Convert PDF to markdown quickly with high accuracy
https://www.datalab.to
GNU General Public License v3.0
16.82k stars 955 forks source link

.title() function - alternative for other languages #105

Open BrokenChip231 opened 5 months ago

BrokenChip231 commented 5 months ago

I would like to thank you @VikParuchuri for all of your hard work on this, I am very impressed with my results so far!

I am putting this here because I unfortunately lack this skill to provide a proper PR for my proposed change and I totally understand if you do not have the time to implement it either.

Many languages do not format headings in the same way as in English (i.e capitalizing each word). Instead, typically only the first letter is capitalized.

Accordingly, it would be nice if this could be declared as a flag or even better be assumed based on the document language.

I have solved this issue for myself by modifying the block_surround function in marker/markdown.py as seen below. Of course, my solution cannot be implemented as such in you project since it would not work for those needing English style capitalization.

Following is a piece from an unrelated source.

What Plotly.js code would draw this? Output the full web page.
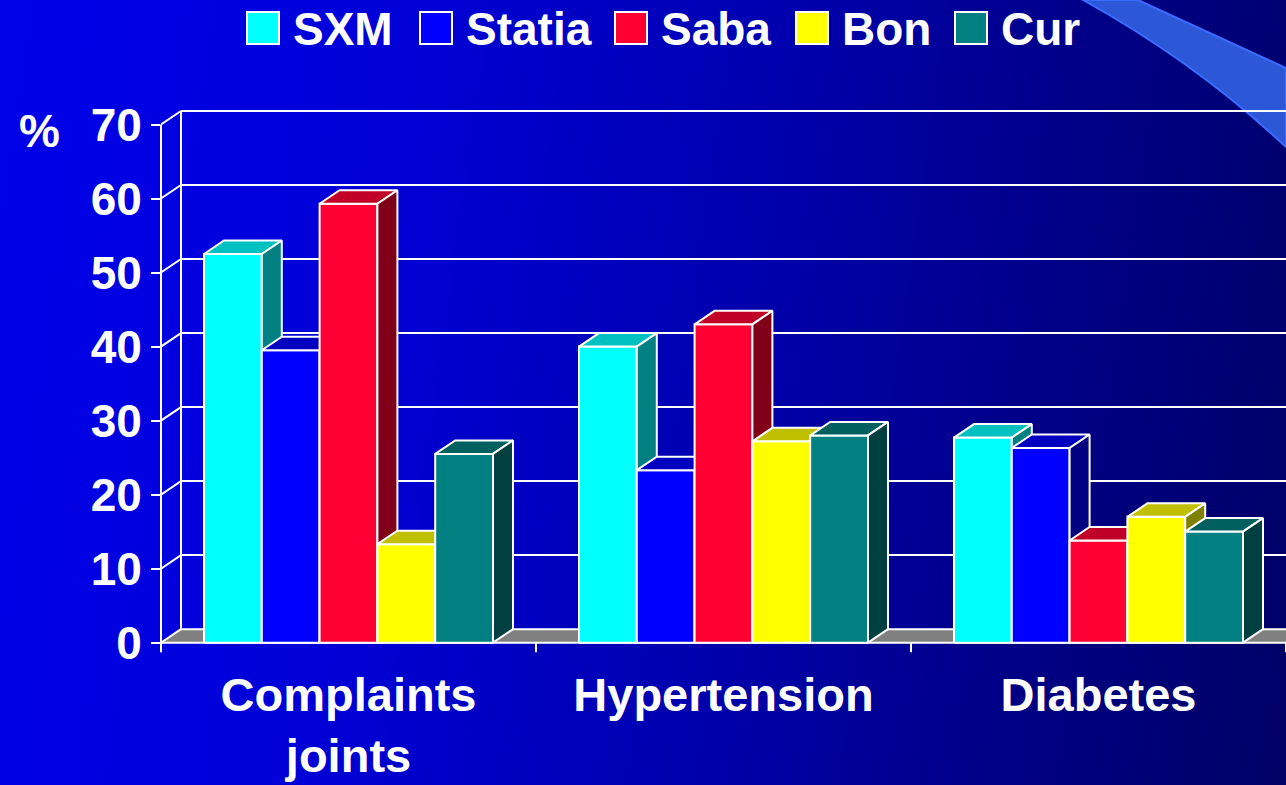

def block_surround(text, block_type):
    if block_type == "Section-header":
        if not text.startswith("#"):
            words = text.strip().split()
            if words:
                words[0] = words[0].capitalize()  # Capitalize the first word
                text = ' '.join(words)  # Keep other words in lowercase
            text = "\n## " + text + "\n"
    elif block_type == "Title":
        if not text.startswith("#"):
            words = text.strip().split()
            if words:
                words[0] = words[0].capitalize()  # Capitalize the first word
                text = ' '.join(words)  # Keep other words in lowercase
            text = "# " + text + "\n"
    elif block_type == "Table":
        text = "\n" + text + "\n"
    elif block_type == "List-item":
        pass
    elif block_type == "Code":
        text = "\n" + text + "\n"
    return text